> DATA LINES
'''

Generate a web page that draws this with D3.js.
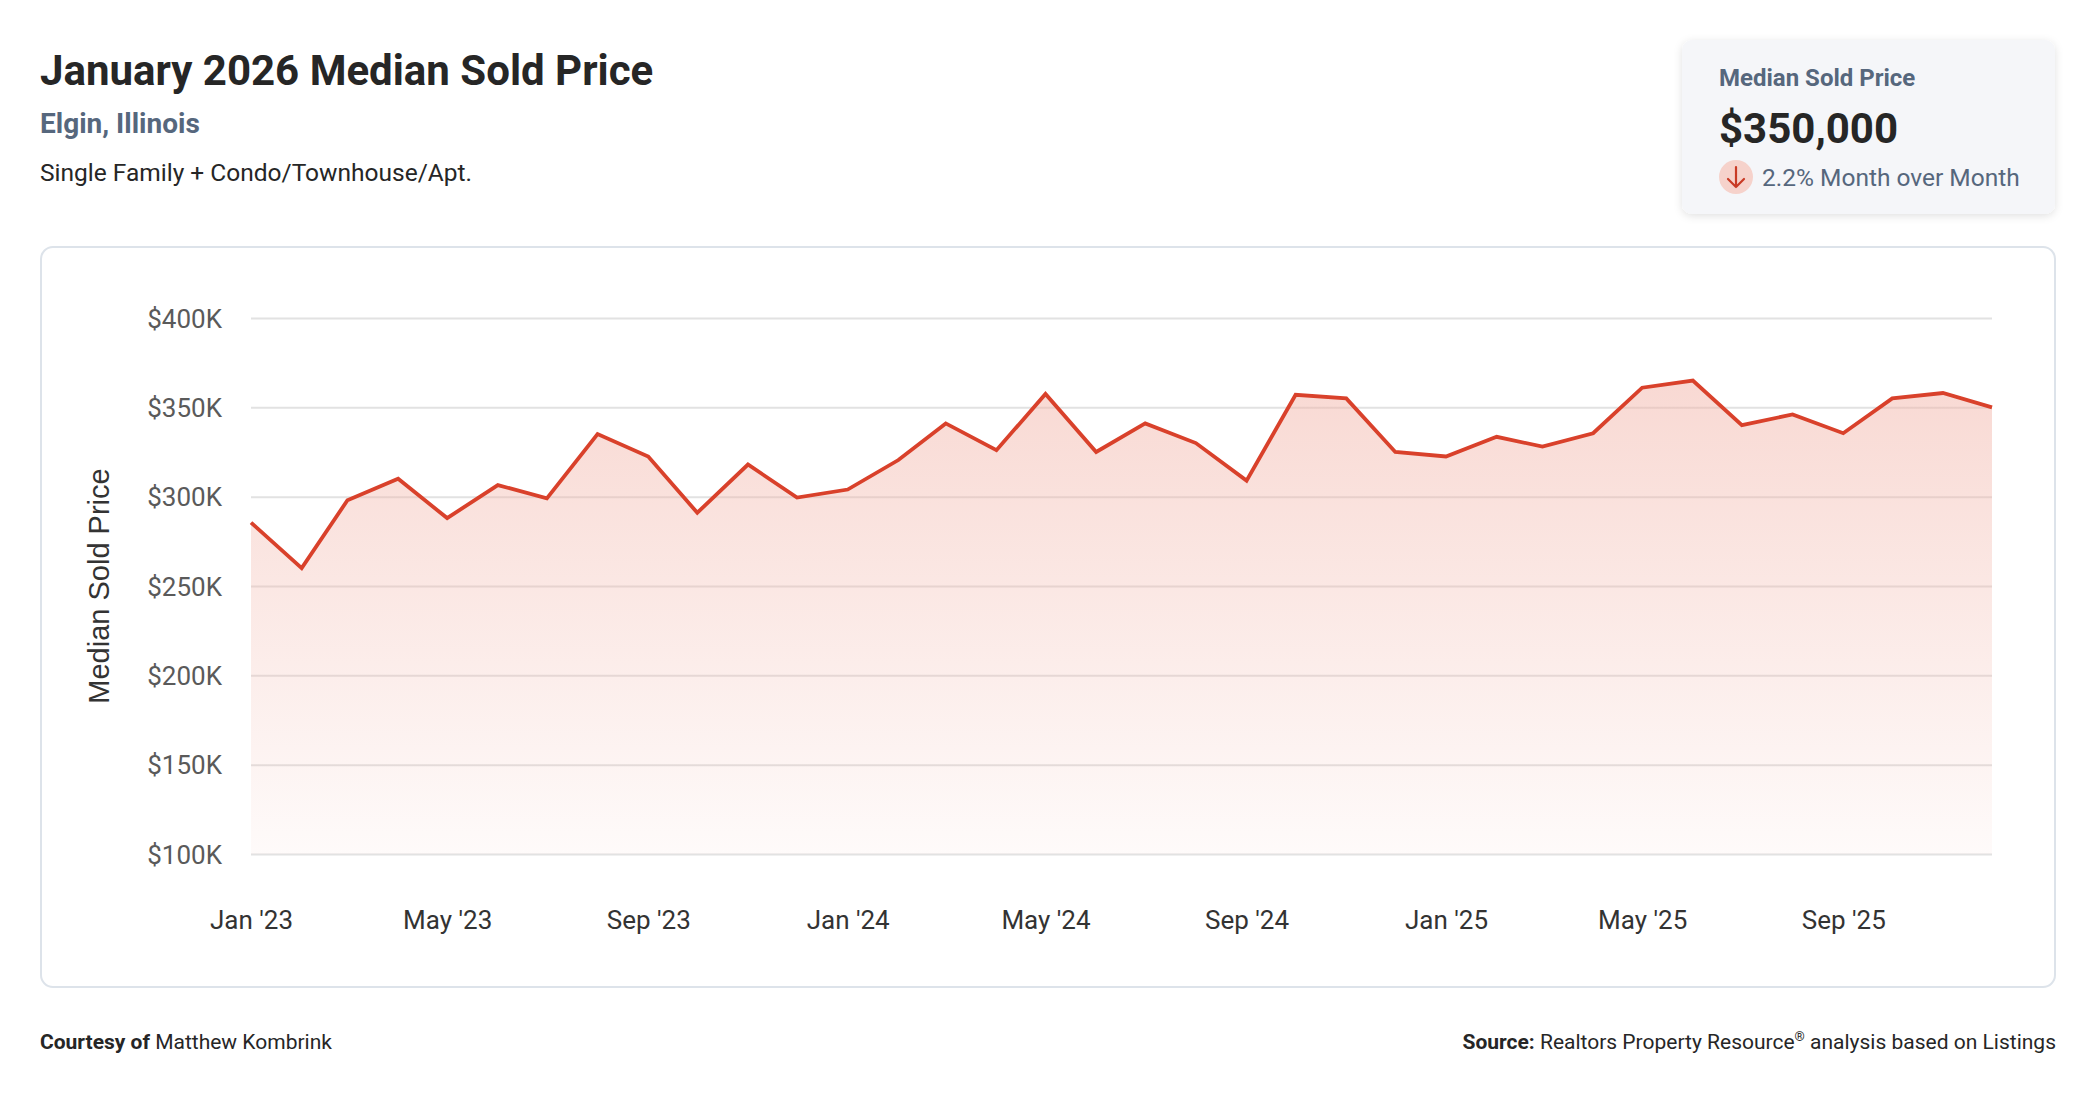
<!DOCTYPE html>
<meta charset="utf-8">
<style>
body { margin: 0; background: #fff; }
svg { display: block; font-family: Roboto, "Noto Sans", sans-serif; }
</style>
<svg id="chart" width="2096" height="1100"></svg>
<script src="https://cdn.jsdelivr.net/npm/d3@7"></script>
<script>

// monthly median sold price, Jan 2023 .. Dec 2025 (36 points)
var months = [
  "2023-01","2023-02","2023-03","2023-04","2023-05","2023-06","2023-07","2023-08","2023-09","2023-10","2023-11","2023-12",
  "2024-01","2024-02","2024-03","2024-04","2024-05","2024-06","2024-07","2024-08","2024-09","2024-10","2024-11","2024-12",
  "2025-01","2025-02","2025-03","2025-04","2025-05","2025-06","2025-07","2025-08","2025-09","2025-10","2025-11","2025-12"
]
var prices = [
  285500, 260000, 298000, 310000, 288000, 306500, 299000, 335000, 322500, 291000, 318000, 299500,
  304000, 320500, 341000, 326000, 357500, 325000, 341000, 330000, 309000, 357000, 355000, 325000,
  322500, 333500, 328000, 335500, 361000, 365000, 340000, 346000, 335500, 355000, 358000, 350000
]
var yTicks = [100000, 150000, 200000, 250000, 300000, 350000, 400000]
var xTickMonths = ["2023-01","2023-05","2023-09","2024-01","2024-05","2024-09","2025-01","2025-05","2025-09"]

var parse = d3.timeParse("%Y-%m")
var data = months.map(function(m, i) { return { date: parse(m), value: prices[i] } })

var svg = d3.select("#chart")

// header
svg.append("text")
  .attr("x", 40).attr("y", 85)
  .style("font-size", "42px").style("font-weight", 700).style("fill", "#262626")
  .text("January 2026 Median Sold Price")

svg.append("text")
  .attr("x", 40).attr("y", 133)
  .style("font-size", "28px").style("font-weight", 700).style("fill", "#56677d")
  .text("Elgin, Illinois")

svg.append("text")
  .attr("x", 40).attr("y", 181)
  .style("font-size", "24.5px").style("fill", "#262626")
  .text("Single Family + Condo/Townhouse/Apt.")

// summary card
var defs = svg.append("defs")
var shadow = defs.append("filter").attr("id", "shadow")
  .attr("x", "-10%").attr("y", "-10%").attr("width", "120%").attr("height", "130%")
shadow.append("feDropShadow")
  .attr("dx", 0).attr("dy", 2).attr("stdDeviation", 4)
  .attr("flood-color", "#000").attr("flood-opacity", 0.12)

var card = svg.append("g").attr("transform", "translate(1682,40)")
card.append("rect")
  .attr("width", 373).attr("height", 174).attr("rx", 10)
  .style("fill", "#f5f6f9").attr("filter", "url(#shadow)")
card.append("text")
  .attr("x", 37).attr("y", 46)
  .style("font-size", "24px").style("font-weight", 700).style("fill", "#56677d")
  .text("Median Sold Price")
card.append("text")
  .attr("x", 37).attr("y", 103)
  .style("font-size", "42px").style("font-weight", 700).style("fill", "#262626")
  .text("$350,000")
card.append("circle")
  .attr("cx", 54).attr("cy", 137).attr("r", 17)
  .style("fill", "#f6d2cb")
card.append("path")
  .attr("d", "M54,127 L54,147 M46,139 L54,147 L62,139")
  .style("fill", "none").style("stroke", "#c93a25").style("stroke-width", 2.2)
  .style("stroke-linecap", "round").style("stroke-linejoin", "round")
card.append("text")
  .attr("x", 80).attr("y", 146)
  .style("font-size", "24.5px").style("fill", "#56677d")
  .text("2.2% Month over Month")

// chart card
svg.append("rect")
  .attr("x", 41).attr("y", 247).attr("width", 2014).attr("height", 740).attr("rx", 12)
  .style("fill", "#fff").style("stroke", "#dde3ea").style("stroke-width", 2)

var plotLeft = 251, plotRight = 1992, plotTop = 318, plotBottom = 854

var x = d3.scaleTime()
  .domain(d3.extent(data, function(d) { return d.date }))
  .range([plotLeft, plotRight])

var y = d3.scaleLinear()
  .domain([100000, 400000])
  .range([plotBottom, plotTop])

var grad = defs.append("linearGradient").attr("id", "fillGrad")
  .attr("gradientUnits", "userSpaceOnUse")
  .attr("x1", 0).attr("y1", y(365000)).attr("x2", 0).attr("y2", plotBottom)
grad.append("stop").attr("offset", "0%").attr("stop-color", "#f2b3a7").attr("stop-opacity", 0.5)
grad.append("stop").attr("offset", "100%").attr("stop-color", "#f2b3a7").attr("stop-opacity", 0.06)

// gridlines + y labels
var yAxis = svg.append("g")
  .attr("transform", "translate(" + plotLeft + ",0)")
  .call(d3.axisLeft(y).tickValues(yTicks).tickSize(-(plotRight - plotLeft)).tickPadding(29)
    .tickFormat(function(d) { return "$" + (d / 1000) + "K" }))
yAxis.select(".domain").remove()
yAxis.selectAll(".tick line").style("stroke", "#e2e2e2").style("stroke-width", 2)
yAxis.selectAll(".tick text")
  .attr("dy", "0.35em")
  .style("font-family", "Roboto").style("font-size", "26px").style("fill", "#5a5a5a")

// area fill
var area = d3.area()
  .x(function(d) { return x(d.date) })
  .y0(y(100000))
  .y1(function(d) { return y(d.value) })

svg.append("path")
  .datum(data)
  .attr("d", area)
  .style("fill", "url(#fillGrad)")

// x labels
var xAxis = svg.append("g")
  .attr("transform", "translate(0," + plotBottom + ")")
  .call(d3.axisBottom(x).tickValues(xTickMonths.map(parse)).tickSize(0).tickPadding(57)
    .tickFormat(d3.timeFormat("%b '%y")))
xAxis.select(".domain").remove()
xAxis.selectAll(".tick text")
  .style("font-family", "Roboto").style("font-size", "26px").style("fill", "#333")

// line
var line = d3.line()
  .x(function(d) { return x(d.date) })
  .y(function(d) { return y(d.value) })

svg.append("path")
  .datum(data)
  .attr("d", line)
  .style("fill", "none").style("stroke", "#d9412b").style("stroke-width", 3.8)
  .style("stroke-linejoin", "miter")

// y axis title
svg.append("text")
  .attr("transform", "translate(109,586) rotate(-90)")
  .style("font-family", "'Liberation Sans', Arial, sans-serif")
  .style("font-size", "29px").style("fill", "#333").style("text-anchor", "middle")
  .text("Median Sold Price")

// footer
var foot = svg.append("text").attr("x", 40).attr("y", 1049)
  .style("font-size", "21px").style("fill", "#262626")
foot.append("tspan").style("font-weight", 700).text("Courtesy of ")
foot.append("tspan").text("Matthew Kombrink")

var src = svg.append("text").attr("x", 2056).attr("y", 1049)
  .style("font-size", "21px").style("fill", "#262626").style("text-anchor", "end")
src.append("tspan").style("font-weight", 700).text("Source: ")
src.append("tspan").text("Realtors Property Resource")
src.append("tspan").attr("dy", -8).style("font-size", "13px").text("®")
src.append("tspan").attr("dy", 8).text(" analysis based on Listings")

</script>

'''

Exclude the pictures, and transcribe all of the material exactly.

Generate a web page that draws this with D3.js.
<!DOCTYPE html>
<meta charset="utf-8">
<style>
body { margin: 0; background: #fff; }
svg { display: block; font-family: Roboto, "Noto Sans", sans-serif; }
</style>
<svg id="chart" width="2096" height="1100"></svg>
<script src="https://cdn.jsdelivr.net/npm/d3@7"></script>
<script>

// monthly median sold price, Jan 2023 .. Dec 2025 (36 points)
var months = [
  "2023-01","2023-02","2023-03","2023-04","2023-05","2023-06","2023-07","2023-08","2023-09","2023-10","2023-11","2023-12",
  "2024-01","2024-02","2024-03","2024-04","2024-05","2024-06","2024-07","2024-08","2024-09","2024-10","2024-11","2024-12",
  "2025-01","2025-02","2025-03","2025-04","2025-05","2025-06","2025-07","2025-08","2025-09","2025-10","2025-11","2025-12"
]
var prices = [
  285500, 260000, 298000, 310000, 288000, 306500, 299000, 335000, 322500, 291000, 318000, 299500,
  304000, 320500, 341000, 326000, 357500, 325000, 341000, 330000, 309000, 357000, 355000, 325000,
  322500, 333500, 328000, 335500, 361000, 365000, 340000, 346000, 335500, 355000, 358000, 350000
]
var yTicks = [100000, 150000, 200000, 250000, 300000, 350000, 400000]
var xTickMonths = ["2023-01","2023-05","2023-09","2024-01","2024-05","2024-09","2025-01","2025-05","2025-09"]

var parse = d3.timeParse("%Y-%m")
var data = months.map(function(m, i) { return { date: parse(m), value: prices[i] } })

var svg = d3.select("#chart")

// header
svg.append("text")
  .attr("x", 40).attr("y", 85)
  .style("font-size", "42px").style("font-weight", 700).style("fill", "#262626")
  .text("January 2026 Median Sold Price")

svg.append("text")
  .attr("x", 40).attr("y", 133)
  .style("font-size", "28px").style("font-weight", 700).style("fill", "#56677d")
  .text("Elgin, Illinois")

svg.append("text")
  .attr("x", 40).attr("y", 181)
  .style("font-size", "24.5px").style("fill", "#262626")
  .text("Single Family + Condo/Townhouse/Apt.")

// summary card
var defs = svg.append("defs")
var shadow = defs.append("filter").attr("id", "shadow")
  .attr("x", "-10%").attr("y", "-10%").attr("width", "120%").attr("height", "130%")
shadow.append("feDropShadow")
  .attr("dx", 0).attr("dy", 2).attr("stdDeviation", 4)
  .attr("flood-color", "#000").attr("flood-opacity", 0.12)

var card = svg.append("g").attr("transform", "translate(1682,40)")
card.append("rect")
  .attr("width", 373).attr("height", 174).attr("rx", 10)
  .style("fill", "#f5f6f9").attr("filter", "url(#shadow)")
card.append("text")
  .attr("x", 37).attr("y", 46)
  .style("font-size", "24px").style("font-weight", 700).style("fill", "#56677d")
  .text("Median Sold Price")
card.append("text")
  .attr("x", 37).attr("y", 103)
  .style("font-size", "42px").style("font-weight", 700).style("fill", "#262626")
  .text("$350,000")
card.append("circle")
  .attr("cx", 54).attr("cy", 137).attr("r", 17)
  .style("fill", "#f6d2cb")
card.append("path")
  .attr("d", "M54,127 L54,147 M46,139 L54,147 L62,139")
  .style("fill", "none").style("stroke", "#c93a25").style("stroke-width", 2.2)
  .style("stroke-linecap", "round").style("stroke-linejoin", "round")
card.append("text")
  .attr("x", 80).attr("y", 146)
  .style("font-size", "24.5px").style("fill", "#56677d")
  .text("2.2% Month over Month")

// chart card
svg.append("rect")
  .attr("x", 41).attr("y", 247).attr("width", 2014).attr("height", 740).attr("rx", 12)
  .style("fill", "#fff").style("stroke", "#dde3ea").style("stroke-width", 2)

var plotLeft = 251, plotRight = 1992, plotTop = 318, plotBottom = 854

var x = d3.scaleTime()
  .domain(d3.extent(data, function(d) { return d.date }))
  .range([plotLeft, plotRight])

var y = d3.scaleLinear()
  .domain([100000, 400000])
  .range([plotBottom, plotTop])

var grad = defs.append("linearGradient").attr("id", "fillGrad")
  .attr("gradientUnits", "userSpaceOnUse")
  .attr("x1", 0).attr("y1", y(365000)).attr("x2", 0).attr("y2", plotBottom)
grad.append("stop").attr("offset", "0%").attr("stop-color", "#f2b3a7").attr("stop-opacity", 0.5)
grad.append("stop").attr("offset", "100%").attr("stop-color", "#f2b3a7").attr("stop-opacity", 0.06)

// gridlines + y labels
var yAxis = svg.append("g")
  .attr("transform", "translate(" + plotLeft + ",0)")
  .call(d3.axisLeft(y).tickValues(yTicks).tickSize(-(plotRight - plotLeft)).tickPadding(29)
    .tickFormat(function(d) { return "$" + (d / 1000) + "K" }))
yAxis.select(".domain").remove()
yAxis.selectAll(".tick line").style("stroke", "#e2e2e2").style("stroke-width", 2)
yAxis.selectAll(".tick text")
  .attr("dy", "0.35em")
  .style("font-family", "Roboto").style("font-size", "26px").style("fill", "#5a5a5a")

// area fill
var area = d3.area()
  .x(function(d) { return x(d.date) })
  .y0(y(100000))
  .y1(function(d) { return y(d.value) })

svg.append("path")
  .datum(data)
  .attr("d", area)
  .style("fill", "url(#fillGrad)")

// x labels
var xAxis = svg.append("g")
  .attr("transform", "translate(0," + plotBottom + ")")
  .call(d3.axisBottom(x).tickValues(xTickMonths.map(parse)).tickSize(0).tickPadding(57)
    .tickFormat(d3.timeFormat("%b '%y")))
xAxis.select(".domain").remove()
xAxis.selectAll(".tick text")
  .style("font-family", "Roboto").style("font-size", "26px").style("fill", "#333")

// line
var line = d3.line()
  .x(function(d) { return x(d.date) })
  .y(function(d) { return y(d.value) })

svg.append("path")
  .datum(data)
  .attr("d", line)
  .style("fill", "none").style("stroke", "#d9412b").style("stroke-width", 3.8)
  .style("stroke-linejoin", "miter")

// y axis title
svg.append("text")
  .attr("transform", "translate(109,586) rotate(-90)")
  .style("font-family", "'Liberation Sans', Arial, sans-serif")
  .style("font-size", "29px").style("fill", "#333").style("text-anchor", "middle")
  .text("Median Sold Price")

// footer
var foot = svg.append("text").attr("x", 40).attr("y", 1049)
  .style("font-size", "21px").style("fill", "#262626")
foot.append("tspan").style("font-weight", 700).text("Courtesy of ")
foot.append("tspan").text("Matthew Kombrink")

var src = svg.append("text").attr("x", 2056).attr("y", 1049)
  .style("font-size", "21px").style("fill", "#262626").style("text-anchor", "end")
src.append("tspan").style("font-weight", 700).text("Source: ")
src.append("tspan").text("Realtors Property Resource")
src.append("tspan").attr("dy", -8).style("font-size", "13px").text("®")
src.append("tspan").attr("dy", 8).text(" analysis based on Listings")

</script>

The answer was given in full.